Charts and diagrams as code
— Begin —
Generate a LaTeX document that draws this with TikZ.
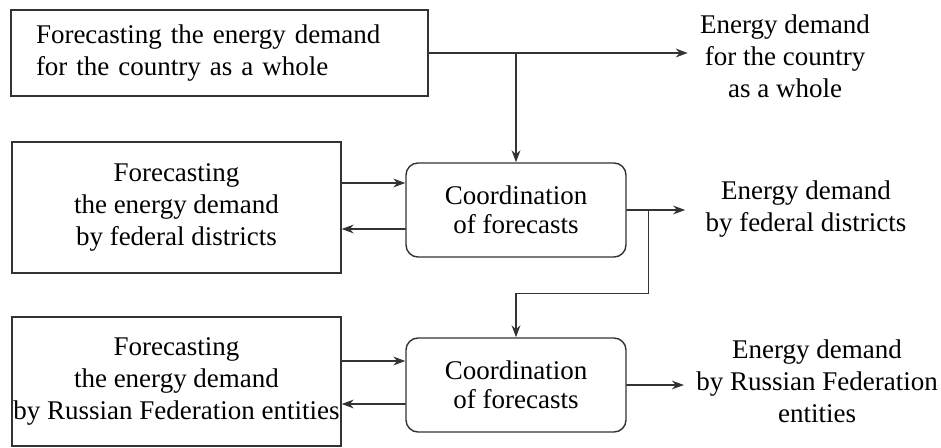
\documentclass[tikz,border=0pt]{standalone}
\usepackage{fontspec}
\setmainfont{Liberation Serif}
\usetikzlibrary{arrows.meta}

\begin{document}
\begin{tikzpicture}
	[x=0.5pt,y=-0.5pt,line cap=round,
	%Styles
	flow/.style={draw=black!80,line width=0.7pt,-{Stealth[length=6pt,width=4.4pt]}},
	task/.style={draw=black!80,line width=0.7pt,inner sep=0pt,align=center,font=\fontsize{13.5}{16}\selectfont},
	coord box/.style={task,rounded corners=6pt,minimum width=110pt,minimum height=47pt,font=\fontsize{13.5}{14.5}\selectfont},
	result/.style={align=center,inner xsep=6pt,font=\fontsize{13.5}{16}\selectfont}
	]
	
	\useasboundingbox (0,0) rectangle (941,448);
	
	%Forecasting blocks
	\node[task,align=left,text width=183.5pt,inner xsep=12.5pt,minimum height=43pt] (country) at (219.5,53)
		{Forecasting the energy demand\\for the country as a whole};
	\node[task,minimum width=164.5pt,minimum height=65.5pt] (districts) at (176.5,207.5)
		{Forecasting\\the energy demand\\by federal districts};
	\node[task,minimum width=164.5pt,minimum height=64.5pt] (entities) at (176.5,381.5)
		{Forecasting\\the energy demand\\by Russian Federation entities};
	
	%Coordination
	\node[coord box] (coord1) at (516,210) {Coordination\\of forecasts};
	\node[coord box] (coord2) at (516,385) {Coordination\\of forecasts};
	
	%Results
	\node[result] (res1) at (785,56) {Energy demand\\for the country\\as a whole};
	\node[result,inner xsep=10pt] (res2) at (806,209) {Energy demand\\by federal districts};
	\node[result] (res3) at (817,381) {Energy demand\\by Russian Federation\\entities};
	
	%The graphic
	\draw[flow] (country.east) -- (country.east -| res1.west);
	\draw[flow] (country.east -| coord1.north) -- (coord1.north);
	
	\draw[flow] ([yshift=13.5pt]coord1.west -| districts.east) -- ([yshift=13.5pt]coord1.west);
	\draw[flow] ([yshift=-9.5pt]coord1.west) -- ([yshift=-9.5pt]coord1.west -| districts.east);
	\draw[flow] (coord1.east) -- (coord1.east -| res2.west);
	\draw[flow] ([xshift=11pt]coord1.east) |- ([yshift=-18pt]coord1.south) -- (coord2.north);
	
	\draw[flow] ([yshift=12pt]coord2.west -| entities.east) -- ([yshift=12pt]coord2.west);
	\draw[flow] ([yshift=-9.5pt]coord2.west) -- ([yshift=-9.5pt]coord2.west -| entities.east);
	\draw[flow] (coord2.east) -- (coord2.east -| res3.west);
\end{tikzpicture}
\end{document}
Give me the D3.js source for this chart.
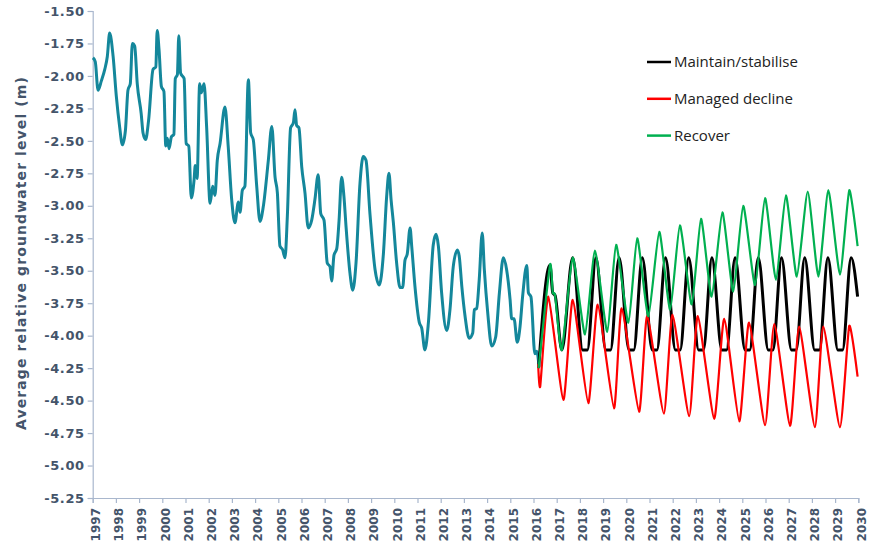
— End —
Please return, exactly as written, the lines from the first line of the records above through the line containing "box] (coord2) at", both included, leaving out any pictures.

Generate a LaTeX document that draws this with TikZ.
\documentclass[tikz,border=0pt]{standalone}
\usepackage{fontspec}
\setmainfont{Liberation Serif}
\usetikzlibrary{arrows.meta}

\begin{document}
\begin{tikzpicture}
	[x=0.5pt,y=-0.5pt,line cap=round,
	%Styles
	flow/.style={draw=black!80,line width=0.7pt,-{Stealth[length=6pt,width=4.4pt]}},
	task/.style={draw=black!80,line width=0.7pt,inner sep=0pt,align=center,font=\fontsize{13.5}{16}\selectfont},
	coord box/.style={task,rounded corners=6pt,minimum width=110pt,minimum height=47pt,font=\fontsize{13.5}{14.5}\selectfont},
	result/.style={align=center,inner xsep=6pt,font=\fontsize{13.5}{16}\selectfont}
	]
	
	\useasboundingbox (0,0) rectangle (941,448);
	
	%Forecasting blocks
	\node[task,align=left,text width=183.5pt,inner xsep=12.5pt,minimum height=43pt] (country) at (219.5,53)
		{Forecasting the energy demand\\for the country as a whole};
	\node[task,minimum width=164.5pt,minimum height=65.5pt] (districts) at (176.5,207.5)
		{Forecasting\\the energy demand\\by federal districts};
	\node[task,minimum width=164.5pt,minimum height=64.5pt] (entities) at (176.5,381.5)
		{Forecasting\\the energy demand\\by Russian Federation entities};
	
	%Coordination
	\node[coord box] (coord1) at (516,210) {Coordination\\of forecasts};
	\node[coord box] (coord2) at (516,385) {Coordination\\of forecasts};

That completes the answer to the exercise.